Après ce coup d’essai, la petite équipe va s’étoffer et multiplier ses attaques, mais sans jamais la moindre violence ou effusion de sang, contrairement à Mandrin qui, à la même époque, écumait le Dauphiné.

Main basse sur les collecteurs d’impôts

En attendant, Gaspard et ses hommes arraisonnent une chaise de poste entre Carqueiranne et Pierrefeu, tendent une embuscade dans les pittoresques gorges de Châteaudouble, à la sortie de Montferrat où ils parviennent à s’emparer du coffre plein d’écus et de louis d’or du trésorier du baron d’Ampus, qui venait de collecter la taille à Bargemon et à Montferrat.

Fier de ce succès, Gaspard, se faisant passer pour un jeune noble, parvient à s’inviter à un bal d’un marquis, à Draguignan, où il fait la connaissance d’Anne de Morières, la jeune épouse d’un haut magistrat d’Aix-en-Provence, celui-là même qui quelques années plus tard, prononcera contre Gaspard une sentence de mort et la fera exécuter. Il est vrai qu’entre temps, la douce Anne a ouvert au beau Gaspard et son coeur et son lit, dans sa grande maison à Saint-Maximin, à l’ombre de la Basilique où sous les voûtes romanes, les deux jeunes gens se donneront leur premier rendez-vous d’amoureux.

Evasion rocambolesque

Gaspard et ses amis vont continuer à se faire la main. Ils sont ainsi à l’oeuvre dans l’Estérel, du côté d’Agay où la route est aujourd’hui, quoique moins dangereuse, tout aussi pittoresque qu’il y a deux siècles; on les signale à Bras, près de Saint-Maximin, à Gonfaron, dans la Sainte-Baume (où Gaspard était venu rejoindre Anne de Morières), à La Seyne, à Hyères, au Beausset, à Nans-les-Pins, à Sainte-Maxime, au Plan-de-La-Tour…

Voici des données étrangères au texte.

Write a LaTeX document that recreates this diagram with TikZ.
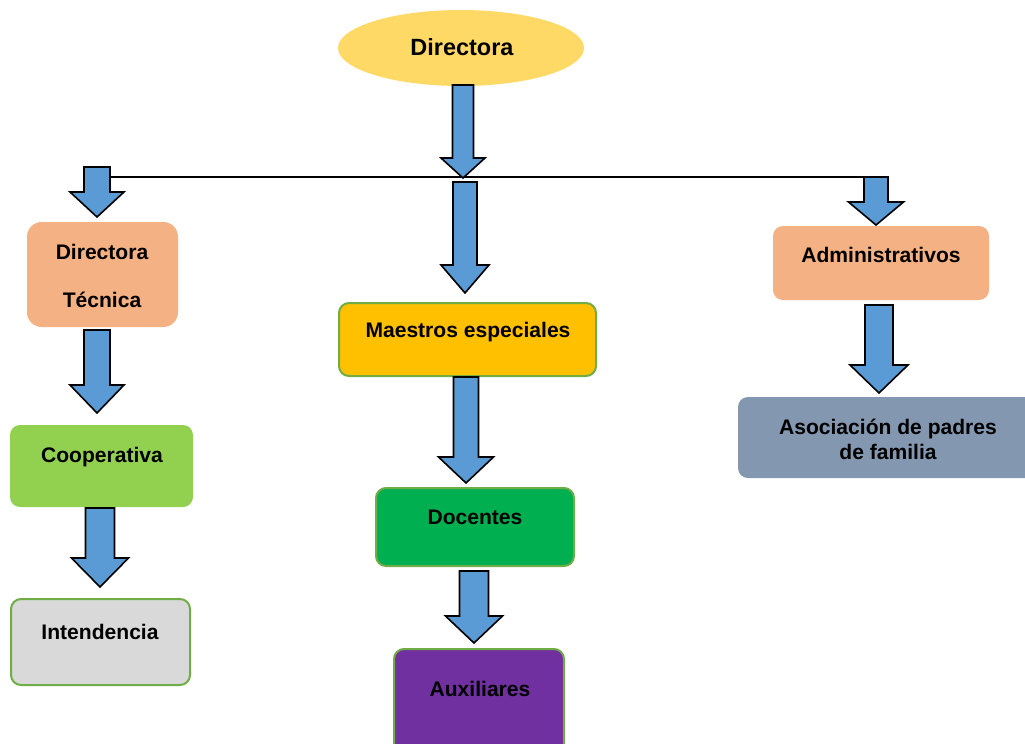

Les théâtres des agressions de Gaspard ne cesseront de se multiplier. Il frappe un jour dans l’Estérel, le lendemain dans les bois de Cuges. On le voit à Vins, Lorgues, Entrecasteaux, Cuers, Pigans, Collobrières, aux Arcs, à Flassans, à Barjols…Le bandit et ses amis tendent une embuscade dans les collines enchevêtrées qui s’entassent entre Fayence, Montferrat, Figanières et Bargemon, puis entre Callas et Claviers où ils délestent le collecteur d’impôts, impôts qu’ils restituent, selon la légende,
à leurs propriétaires.

Arrêté à La Valette et jugé à Aix

Mais tout a une fin. Arrêté une première fois en 1779, il s’évade de la prison de Draguignan dans des conditions rocambolesques. Une lettre anonyme adressée au ministre Necker dénonce l’impuissance des autorités locales face aux « exploits » de la bande de Gaspard qui sera finalement arrêté à La Valette, chez son lieutenant Augias.

Commence alors le dernier voyage, sous bonne escorte, de Toulon à Aix où, après une année de procès, il sera condamné à mort par le Parlement de Provence et roué en place publique.